Having transitioned from employee to entrepreneur in 2007, I’m excited by the growth in entrepreneurship among women. I’m excited by the growth prospects of my own businesses and humbled by how much I’ve had to learn (and still am learning) along the way. Here are five a-ha moments I wish I knew when I started:

Cash is king (queen, jack and spades).

Revenue goals take longer than you think, and start-up costs are higher than you budget. Clients can be slow to pay. Pricing is easily underestimated. For all these reasons, when you’re new, cash flow is much more important than revenues and even profits. When cash is coming in, your business lives to fight another day.

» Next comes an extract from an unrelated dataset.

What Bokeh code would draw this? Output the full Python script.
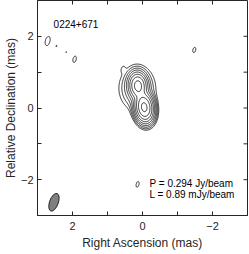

You can figure out how to increase revenues, rein in costs, and widen profit margins. If you run out of cash, even if your business is on the right track, you may run out of time to cure your problems.

Key lesson: Stay on top of collections, insist on payment up front and keep a reserve.

Marketing is not sales.

A memorable name, catchy tagline, beautiful packaging, captivating logo and other marketing tools are important but only start the sales process. Networking at events and even meeting people one-on-one are critical to building a pipeline but still only start the sales funnel. Sales is presenting your offering to people who are willing, able and ready to buy. Everything else leading to, even contributing to, that sales meeting happening, is marketing not sales. You want to emphasize sales over marketing. You can’t be afraid to talk money, ask for the business, and get a firm commitment from your prospective customers. Track your time, and delineate marketing versus sales to ensure you’re not overweighting one over the other.

Key lesson: Make sure you’re actively selling, not just marketing and then never finalizing deals.

Publicity is not sales.

Media mentions can draw a lot of prospects into your sales funnel. A new business can gain instant credibility with the right press attention. However, like marketing, publicity gets the sales process started but may not be enough to close the actual sale. My main business is as a consultant/ coach, so I’m in the professional services business, and it takes prospects time to get to know me and trust me. One media mention, regardless how prestigious, will rarely do it.

Key lesson: Good publicity may feel good, but you still need to follow up over time and finalize the sale.

Doing the work is not even half the battle.

Marketing and publicity are still worth focusing on because you have to keep prospects coming in. Sales is its own activity and critical, as I’ve mentioned. In addition, you need to stay on top of collections (see point 1 on the importance of cash!) and make sure you’re on top of any regulatory or tax filings your business requires. I haven’t even gotten to actually doing the work that you’re selling. (If it’s a product that you sell, and you’re not making firsthand, you still need to source it from somewhere.) When you’re running a business, there’s the work related to running the business and the work that the business offers to the market. Many times, especially when you’re starting, running the business takes more time, effort and energy than fulfilling the market orders.

Key lesson: Plan your time, effort and energy and set your pricing to account for all this additional work.

Real-time experimentation in the market trumps the experts.

I’ve gained a lot from planning and from entrepreneurship training, but real-time market feedback – what your actual customers are actually willing to pay for – is where the most valuable lessons come, and projections are often wrong. Therefore, you want to get in your market quickly. If you’re thinking about offering a particular type of program, offer a pilot test to existing customers. If you’re thinking of a new feature for product, create a prototype and pre-sell it. Try to get buy-in from your target customers before spending a lot of time developing something or agonizing over whether to launch.

Key lesson: Launch quickly and course-correct along the way.

There are many more lessons, of course, with a-ha moments occurring almost daily. That’s part of the fun and also much of the anxiety – there is always more to learn, always so much to do. I thought I would be used to the hustle of selling by now. (It’s still a challenge.) The mix of services I initially offered is different than where we focus now (and I have to remind myself to experiment over agonize). Who knows what the next years will bring, but based on the growth of women-owned businesses, I’ll have plenty of company on the journey!